— DATA LINES —
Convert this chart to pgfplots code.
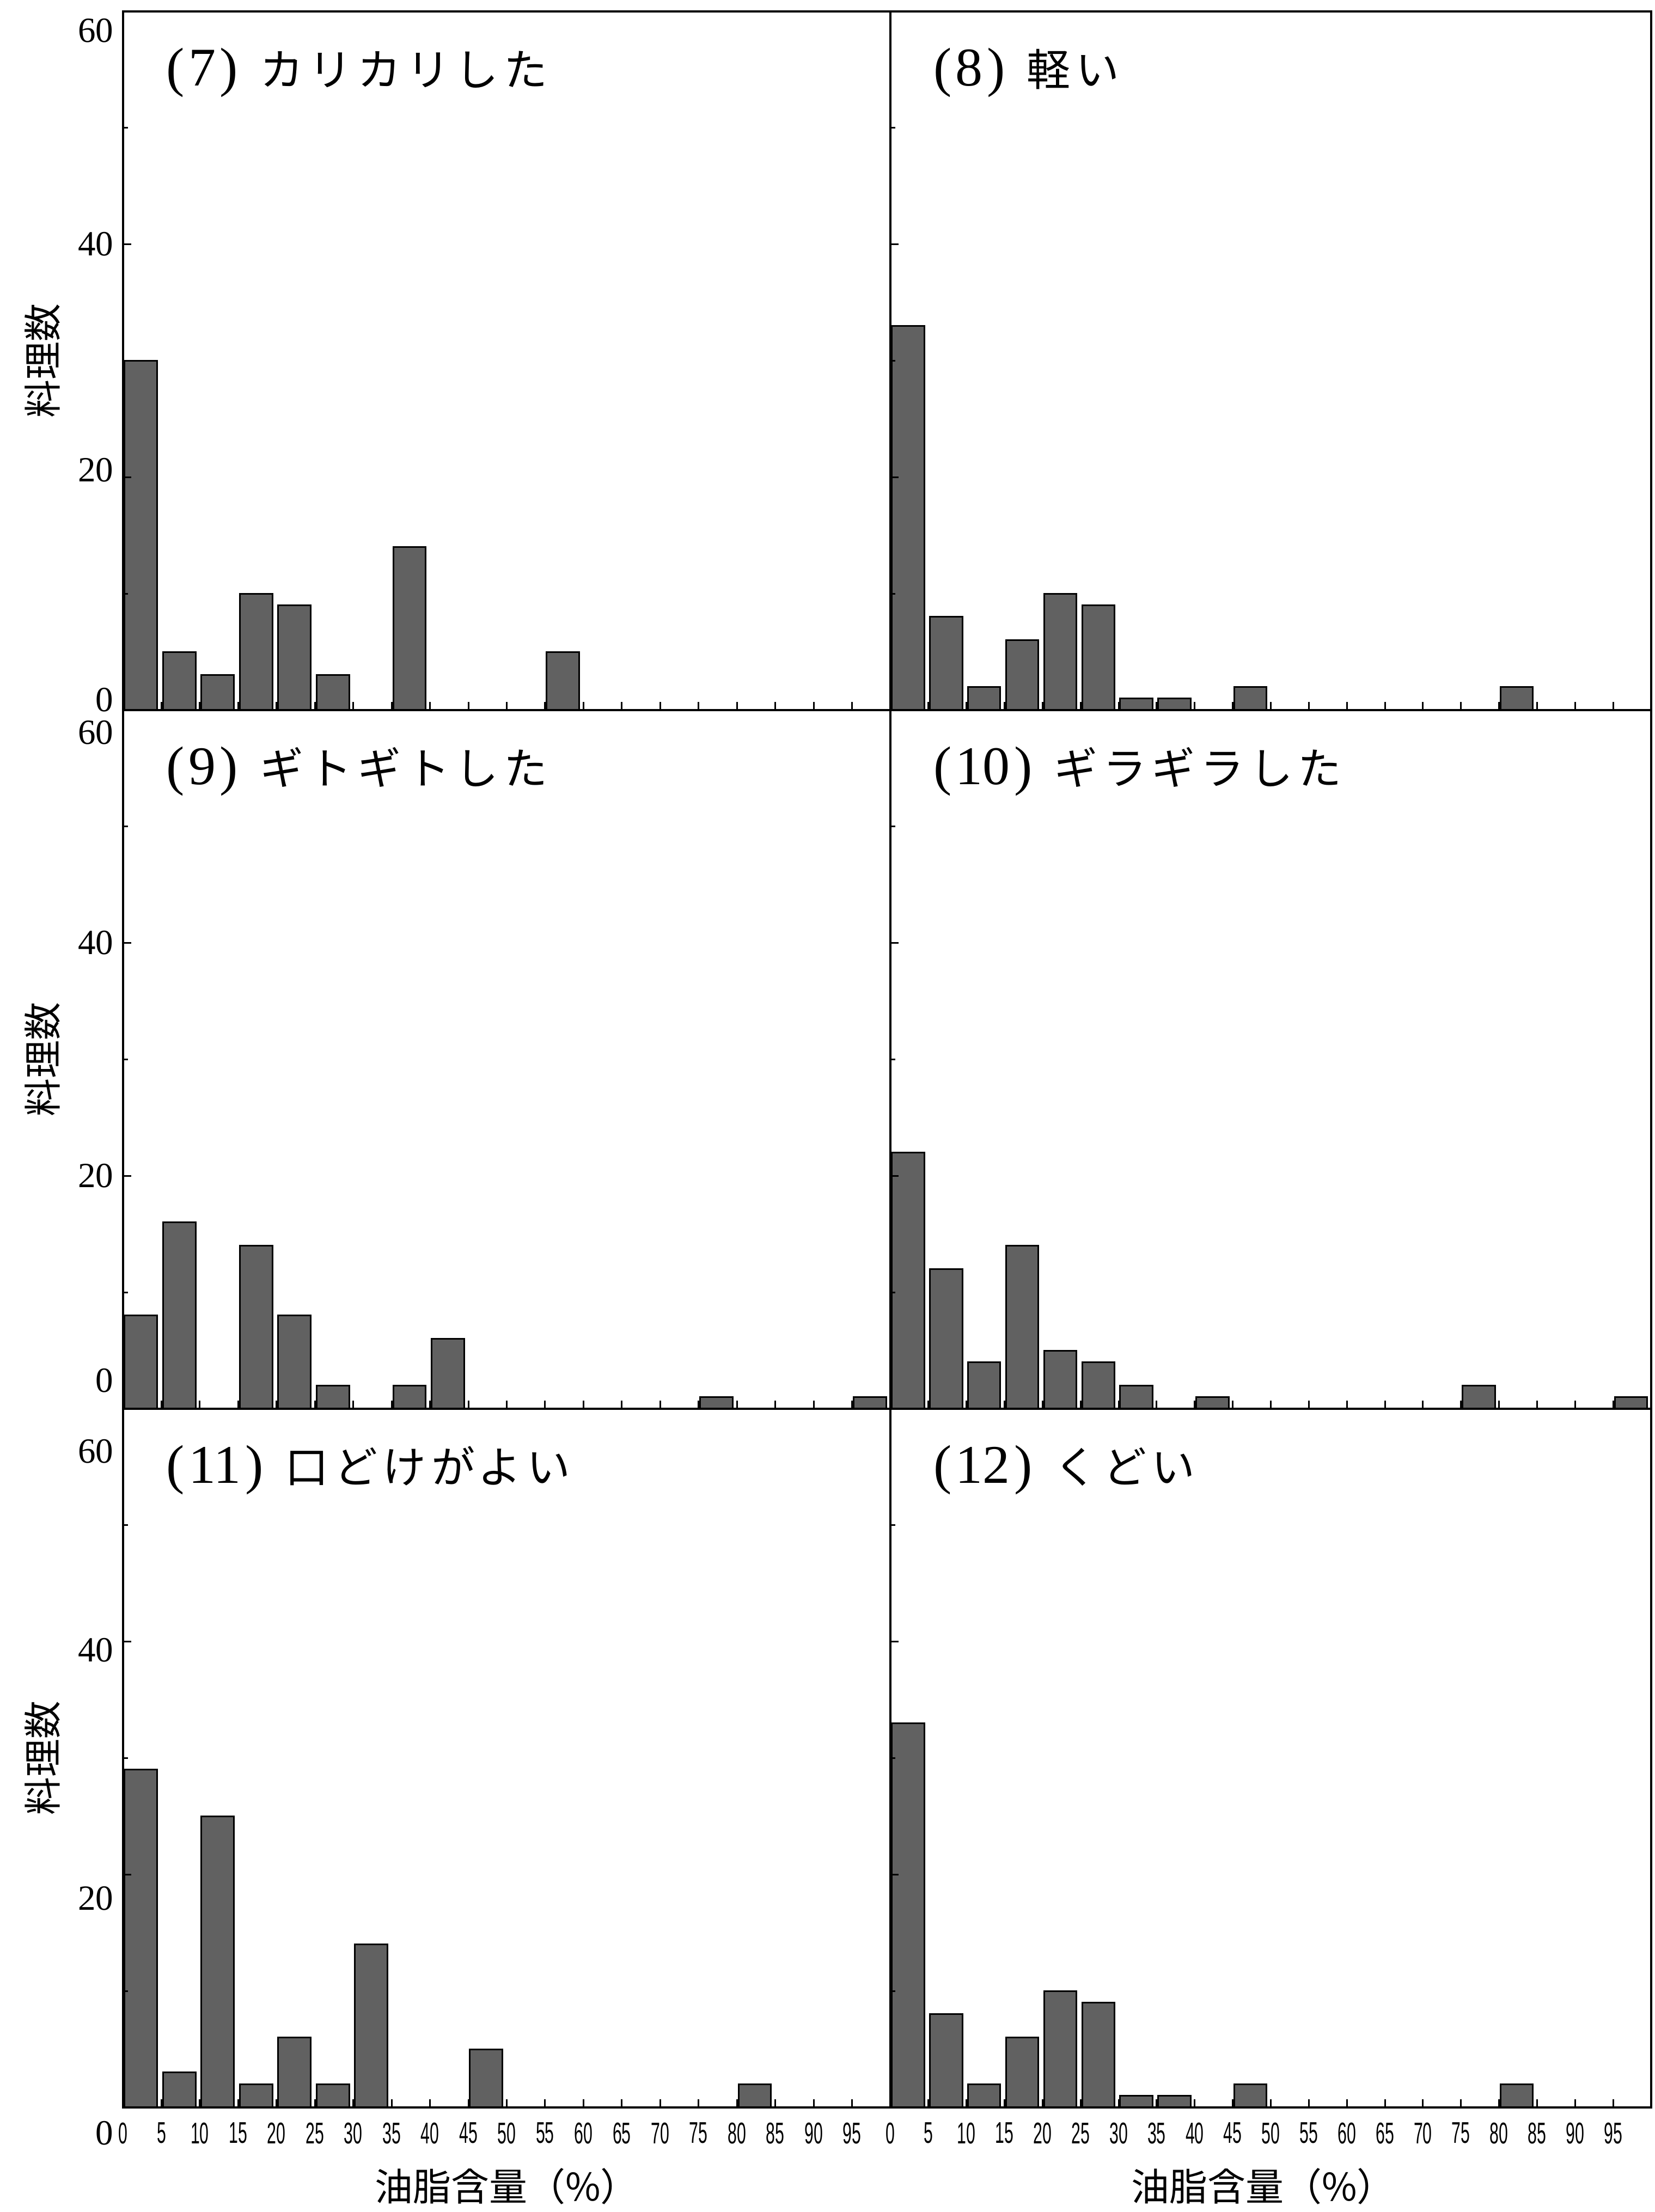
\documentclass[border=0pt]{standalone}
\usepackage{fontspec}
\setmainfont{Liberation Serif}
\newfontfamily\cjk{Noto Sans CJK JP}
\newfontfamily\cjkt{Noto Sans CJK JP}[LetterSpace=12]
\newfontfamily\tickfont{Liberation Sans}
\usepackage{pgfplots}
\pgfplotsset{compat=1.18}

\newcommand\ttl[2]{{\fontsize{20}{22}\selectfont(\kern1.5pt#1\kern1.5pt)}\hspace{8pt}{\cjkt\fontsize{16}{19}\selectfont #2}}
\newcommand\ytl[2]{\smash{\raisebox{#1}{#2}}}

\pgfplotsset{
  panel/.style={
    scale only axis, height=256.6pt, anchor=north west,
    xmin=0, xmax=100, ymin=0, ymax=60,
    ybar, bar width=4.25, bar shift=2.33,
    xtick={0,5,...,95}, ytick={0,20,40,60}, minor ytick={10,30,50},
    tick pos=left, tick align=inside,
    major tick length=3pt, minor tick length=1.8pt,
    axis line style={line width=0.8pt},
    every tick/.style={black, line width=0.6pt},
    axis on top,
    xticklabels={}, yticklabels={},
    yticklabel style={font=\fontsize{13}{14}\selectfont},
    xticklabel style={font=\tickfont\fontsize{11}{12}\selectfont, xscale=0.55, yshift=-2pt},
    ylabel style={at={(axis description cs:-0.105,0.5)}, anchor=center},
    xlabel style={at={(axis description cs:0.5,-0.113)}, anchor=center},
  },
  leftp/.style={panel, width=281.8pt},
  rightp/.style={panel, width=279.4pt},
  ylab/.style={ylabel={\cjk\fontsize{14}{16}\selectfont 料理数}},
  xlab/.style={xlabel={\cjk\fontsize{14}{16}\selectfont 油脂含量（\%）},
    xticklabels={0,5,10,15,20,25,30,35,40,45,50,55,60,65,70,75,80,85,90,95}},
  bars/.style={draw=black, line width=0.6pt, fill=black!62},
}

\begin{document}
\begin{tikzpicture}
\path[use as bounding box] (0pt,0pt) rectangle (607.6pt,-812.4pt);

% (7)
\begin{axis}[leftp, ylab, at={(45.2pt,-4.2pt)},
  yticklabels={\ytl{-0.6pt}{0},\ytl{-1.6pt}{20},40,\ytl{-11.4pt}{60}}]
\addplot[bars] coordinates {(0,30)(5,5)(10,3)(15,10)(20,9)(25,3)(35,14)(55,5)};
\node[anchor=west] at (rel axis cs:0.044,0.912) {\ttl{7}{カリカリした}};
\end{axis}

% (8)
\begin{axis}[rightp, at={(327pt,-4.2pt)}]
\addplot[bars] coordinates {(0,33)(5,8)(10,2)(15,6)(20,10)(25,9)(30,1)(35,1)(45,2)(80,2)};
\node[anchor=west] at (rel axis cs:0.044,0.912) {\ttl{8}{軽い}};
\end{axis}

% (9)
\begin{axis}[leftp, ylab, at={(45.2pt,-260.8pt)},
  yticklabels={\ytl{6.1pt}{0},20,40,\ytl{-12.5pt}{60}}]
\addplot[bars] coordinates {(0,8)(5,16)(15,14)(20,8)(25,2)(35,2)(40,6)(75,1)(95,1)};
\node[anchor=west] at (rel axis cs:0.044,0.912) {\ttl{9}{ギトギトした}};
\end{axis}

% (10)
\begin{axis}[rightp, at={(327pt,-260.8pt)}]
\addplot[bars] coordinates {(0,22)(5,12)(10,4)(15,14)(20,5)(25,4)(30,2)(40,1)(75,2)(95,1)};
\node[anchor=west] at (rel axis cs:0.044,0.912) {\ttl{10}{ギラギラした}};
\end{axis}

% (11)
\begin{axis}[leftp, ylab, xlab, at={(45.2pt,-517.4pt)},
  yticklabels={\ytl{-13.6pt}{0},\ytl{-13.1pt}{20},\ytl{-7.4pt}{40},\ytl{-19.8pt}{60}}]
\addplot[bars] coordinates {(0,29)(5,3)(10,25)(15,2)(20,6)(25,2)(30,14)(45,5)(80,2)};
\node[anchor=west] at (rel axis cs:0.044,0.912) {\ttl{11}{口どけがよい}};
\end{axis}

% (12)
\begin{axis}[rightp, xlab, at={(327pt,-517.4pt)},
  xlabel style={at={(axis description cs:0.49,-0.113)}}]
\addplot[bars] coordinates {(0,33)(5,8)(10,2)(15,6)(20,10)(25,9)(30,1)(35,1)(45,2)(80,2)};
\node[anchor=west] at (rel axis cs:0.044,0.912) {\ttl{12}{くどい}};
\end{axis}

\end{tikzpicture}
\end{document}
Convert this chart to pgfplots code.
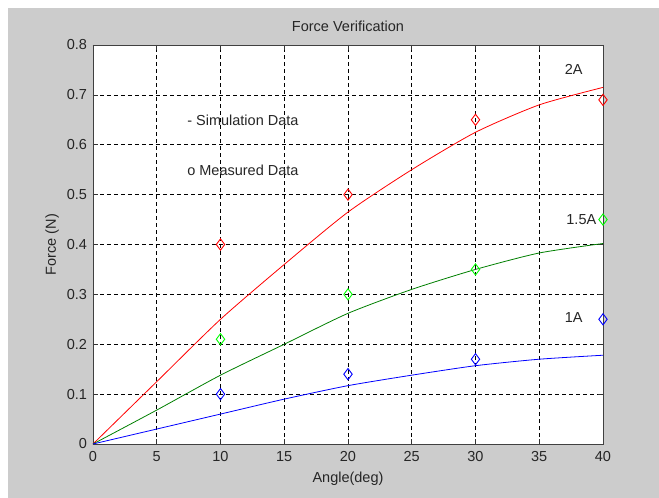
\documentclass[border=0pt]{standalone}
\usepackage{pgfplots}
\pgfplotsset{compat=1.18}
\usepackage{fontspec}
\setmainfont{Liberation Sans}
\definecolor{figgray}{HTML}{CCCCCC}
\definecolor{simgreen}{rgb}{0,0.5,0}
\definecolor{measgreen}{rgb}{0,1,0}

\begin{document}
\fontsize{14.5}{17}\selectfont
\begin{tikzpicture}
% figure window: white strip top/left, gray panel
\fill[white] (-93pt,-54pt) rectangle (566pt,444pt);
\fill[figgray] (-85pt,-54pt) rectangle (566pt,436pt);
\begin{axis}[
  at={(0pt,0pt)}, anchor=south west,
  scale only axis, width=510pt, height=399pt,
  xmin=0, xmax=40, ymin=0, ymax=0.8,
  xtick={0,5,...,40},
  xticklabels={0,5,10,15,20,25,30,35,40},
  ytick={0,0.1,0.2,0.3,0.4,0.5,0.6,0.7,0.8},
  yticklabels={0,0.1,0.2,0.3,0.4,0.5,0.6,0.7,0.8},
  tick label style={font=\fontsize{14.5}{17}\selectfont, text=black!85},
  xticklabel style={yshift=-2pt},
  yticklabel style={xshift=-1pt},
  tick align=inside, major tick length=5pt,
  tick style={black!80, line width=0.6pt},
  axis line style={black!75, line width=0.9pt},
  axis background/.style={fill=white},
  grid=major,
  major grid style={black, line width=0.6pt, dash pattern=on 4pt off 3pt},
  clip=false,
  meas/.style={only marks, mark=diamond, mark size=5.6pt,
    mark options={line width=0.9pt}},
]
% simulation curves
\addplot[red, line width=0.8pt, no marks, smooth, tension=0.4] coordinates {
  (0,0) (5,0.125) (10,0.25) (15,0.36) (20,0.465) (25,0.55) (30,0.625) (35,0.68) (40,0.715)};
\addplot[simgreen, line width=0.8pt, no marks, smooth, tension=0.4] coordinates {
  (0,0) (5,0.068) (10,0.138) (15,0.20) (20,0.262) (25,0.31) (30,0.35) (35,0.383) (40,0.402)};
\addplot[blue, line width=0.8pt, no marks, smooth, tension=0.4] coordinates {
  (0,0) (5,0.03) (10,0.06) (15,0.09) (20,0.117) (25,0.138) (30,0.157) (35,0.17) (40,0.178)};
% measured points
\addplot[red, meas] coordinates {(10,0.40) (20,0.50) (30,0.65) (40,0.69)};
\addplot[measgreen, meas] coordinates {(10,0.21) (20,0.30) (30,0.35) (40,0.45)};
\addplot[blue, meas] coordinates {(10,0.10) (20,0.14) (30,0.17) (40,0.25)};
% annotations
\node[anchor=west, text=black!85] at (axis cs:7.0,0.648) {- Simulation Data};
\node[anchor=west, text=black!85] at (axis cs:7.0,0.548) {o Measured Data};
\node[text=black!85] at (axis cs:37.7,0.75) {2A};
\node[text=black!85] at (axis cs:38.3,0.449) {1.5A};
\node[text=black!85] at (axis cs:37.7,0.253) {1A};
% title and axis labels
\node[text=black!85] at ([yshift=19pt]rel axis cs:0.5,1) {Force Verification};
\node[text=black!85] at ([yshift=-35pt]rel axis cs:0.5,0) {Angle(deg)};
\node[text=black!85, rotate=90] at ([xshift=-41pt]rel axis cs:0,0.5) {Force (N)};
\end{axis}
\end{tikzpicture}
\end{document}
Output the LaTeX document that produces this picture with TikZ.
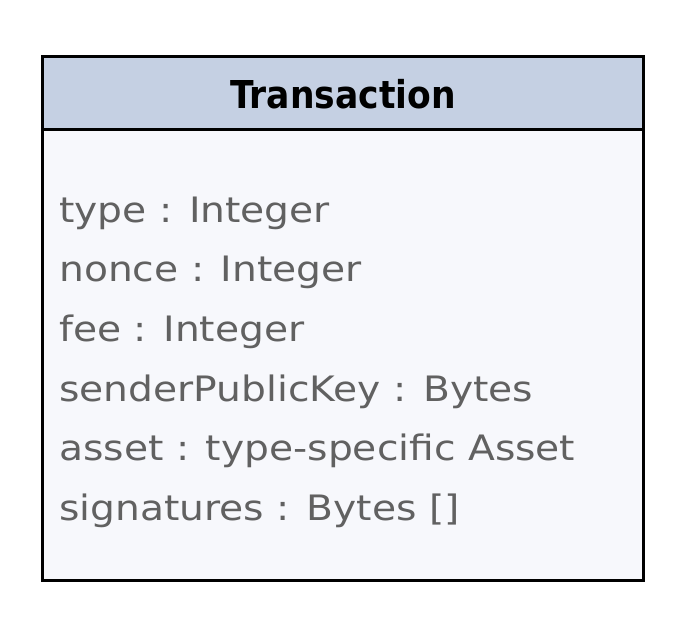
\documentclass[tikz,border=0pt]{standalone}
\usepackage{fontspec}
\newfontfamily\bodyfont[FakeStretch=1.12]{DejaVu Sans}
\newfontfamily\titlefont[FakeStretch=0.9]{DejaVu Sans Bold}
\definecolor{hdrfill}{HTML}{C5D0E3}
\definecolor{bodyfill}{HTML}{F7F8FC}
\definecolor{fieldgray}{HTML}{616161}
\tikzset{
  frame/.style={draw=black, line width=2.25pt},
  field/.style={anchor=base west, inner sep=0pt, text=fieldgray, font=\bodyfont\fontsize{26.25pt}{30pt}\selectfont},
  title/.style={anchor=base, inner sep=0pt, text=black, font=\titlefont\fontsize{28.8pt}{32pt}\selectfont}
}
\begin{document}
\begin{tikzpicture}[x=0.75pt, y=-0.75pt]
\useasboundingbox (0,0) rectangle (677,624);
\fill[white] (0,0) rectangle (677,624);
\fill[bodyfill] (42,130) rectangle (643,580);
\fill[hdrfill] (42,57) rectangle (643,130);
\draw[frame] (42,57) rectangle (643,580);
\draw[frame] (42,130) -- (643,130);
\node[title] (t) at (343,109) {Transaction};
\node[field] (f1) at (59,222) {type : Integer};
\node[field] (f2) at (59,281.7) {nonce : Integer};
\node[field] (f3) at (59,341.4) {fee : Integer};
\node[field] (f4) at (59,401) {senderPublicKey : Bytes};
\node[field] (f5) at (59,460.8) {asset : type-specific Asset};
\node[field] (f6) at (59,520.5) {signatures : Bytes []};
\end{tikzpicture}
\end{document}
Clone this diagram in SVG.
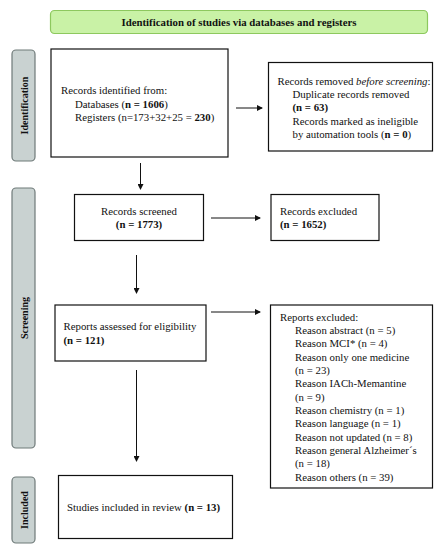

— REQUIRED TASK —
Leaving out every picture, extract verbatim the lines from the one containing "Output the LaTeX" through the last line of the listing, inclusive.

— REPLY —
Output the LaTeX document that produces this picture with TikZ.
\documentclass[tikz,border=0pt]{standalone}
\usepackage{fontspec}
\newfontfamily\bodyfont[FakeStretch=1.12]{DejaVu Sans}
\newfontfamily\titlefont[FakeStretch=0.9]{DejaVu Sans Bold}
\definecolor{hdrfill}{HTML}{C5D0E3}
\definecolor{bodyfill}{HTML}{F7F8FC}
\definecolor{fieldgray}{HTML}{616161}
\tikzset{
  frame/.style={draw=black, line width=2.25pt},
  field/.style={anchor=base west, inner sep=0pt, text=fieldgray, font=\bodyfont\fontsize{26.25pt}{30pt}\selectfont},
  title/.style={anchor=base, inner sep=0pt, text=black, font=\titlefont\fontsize{28.8pt}{32pt}\selectfont}
}
\begin{document}
\begin{tikzpicture}[x=0.75pt, y=-0.75pt]
\useasboundingbox (0,0) rectangle (677,624);
\fill[white] (0,0) rectangle (677,624);
\fill[bodyfill] (42,130) rectangle (643,580);
\fill[hdrfill] (42,57) rectangle (643,130);
\draw[frame] (42,57) rectangle (643,580);
\draw[frame] (42,130) -- (643,130);
\node[title] (t) at (343,109) {Transaction};
\node[field] (f1) at (59,222) {type : Integer};
\node[field] (f2) at (59,281.7) {nonce : Integer};
\node[field] (f3) at (59,341.4) {fee : Integer};
\node[field] (f4) at (59,401) {senderPublicKey : Bytes};
\node[field] (f5) at (59,460.8) {asset : type-specific Asset};
\node[field] (f6) at (59,520.5) {signatures : Bytes []};
\end{tikzpicture}
\end{document}
Clone this diagram in SVG.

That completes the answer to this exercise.